Why Both Feedback and Complaints Matter for Customer Experience
The customer experience includes every interaction a user has with your organization. That includes:
- Submitting tickets
- Waiting for responses
- Receiving solutions
- Using your product or service
- Following up on unresolved issues
Ignoring feedback or complaints creates blind spots. Addressing them improves:
- SLA compliance
- Customer retention
- Brand trust
Research from organizations like Harvard Business Review shows that customers who feel heard are significantly more likely to remain loyal, even after a negative experience.
How Do You Use Feedback and Complaints to Improve Processes?
Data without action does not improve customer experience. The key is systematic analysis and process refinement.
Step 1: Capture the Data in One Place
Use a ticketing system to centralize:
- Customer complaints
- Survey responses
- Ticket resolution data
- SLA performance
- Reopen rates
This allows you to connect qualitative feedback with measurable support metrics.
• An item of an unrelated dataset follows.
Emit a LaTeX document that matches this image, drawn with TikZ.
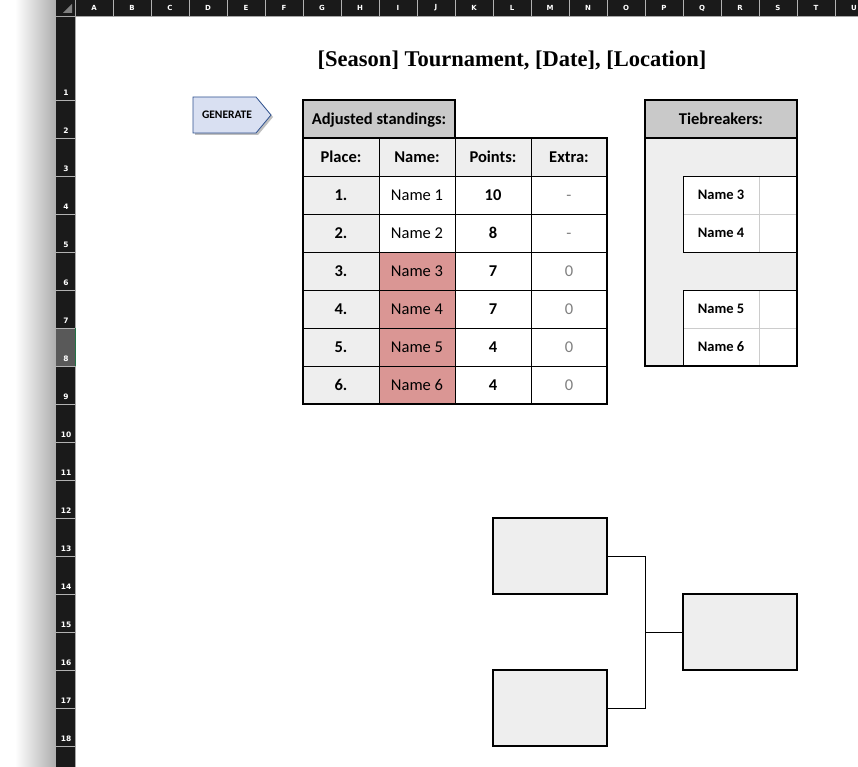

Step 2: Identify Patterns and Trends
Look for recurring themes such as:
- Slow response times
- Confusing onboarding steps
- Billing misunderstandings
- Knowledge base gaps
- Repeated technical errors
When the same issue appears multiple times, it is a process issue, not a one-off problem.
Step 3: Adjust Workflows and Automation
Once trends are clear, make operational changes such as:
- Updating canned responses for clarity
- Creating new knowledge base articles
- Automating ticket routing
- Revising SLA priorities
- Adding internal escalation rules
Small adjustments can significantly improve overall experience.
Step 4: Close the Loop With Customers
Customers want to know their feedback matters.
Follow up by:
- Letting them know an issue has been resolved
- Explaining process improvements
- Thanking them for reporting a problem
- Showing how their input led to change
Closing the loop strengthens trust and reduces churn.
Common Mistakes When Handling Complaints and Feedback
Even well-intentioned teams can mishandle customer input. Avoid these common mistakes:
- Dismissing minor complaints
- Failing to document recurring issues
- Treating surveys as a checkbox exercise
- Responding defensively instead of empathetically
- Fixing individual tickets without fixing the root cause
Unresolved issues compound over time and negatively impact retention and referrals.
How Mojo Helpdesk Helps You Turn Feedback Into Action
Managing feedback manually becomes overwhelming as ticket volume grows. That is where structured help desk software makes a difference.
With Mojo Helpdesk, teams can:
- Track all customer complaints in a centralized ticketing system
- Send automated post-resolution surveys
- Monitor response time and SLA compliance
- Use reporting dashboards to identify trends
- Create knowledge base articles to reduce repeat issues
- Automate ticket routing for faster resolution
Structured reporting and automation ensure that feedback translates into measurable improvement.
How Customer Complaints Affect Retention and Referrals
When complaints are ignored, customers:
- Lose trust
- Share negative reviews
- Leave for competitors
When complaints are handled well, customers often become more loyal than those who never experienced a problem.
A well-managed complaint can turn a dissatisfied user into a long-term advocate.
Turning Customer Feedback Into a Better Customer Experience
Customer complaints and customer feedback are not interruptions. They are operational insight.
Organizations that systematically track, analyze, and act on customer input create better workflows, faster resolution times, and stronger customer relationships.
With the right help desk system in place, feedback becomes measurable, actionable, and scalable.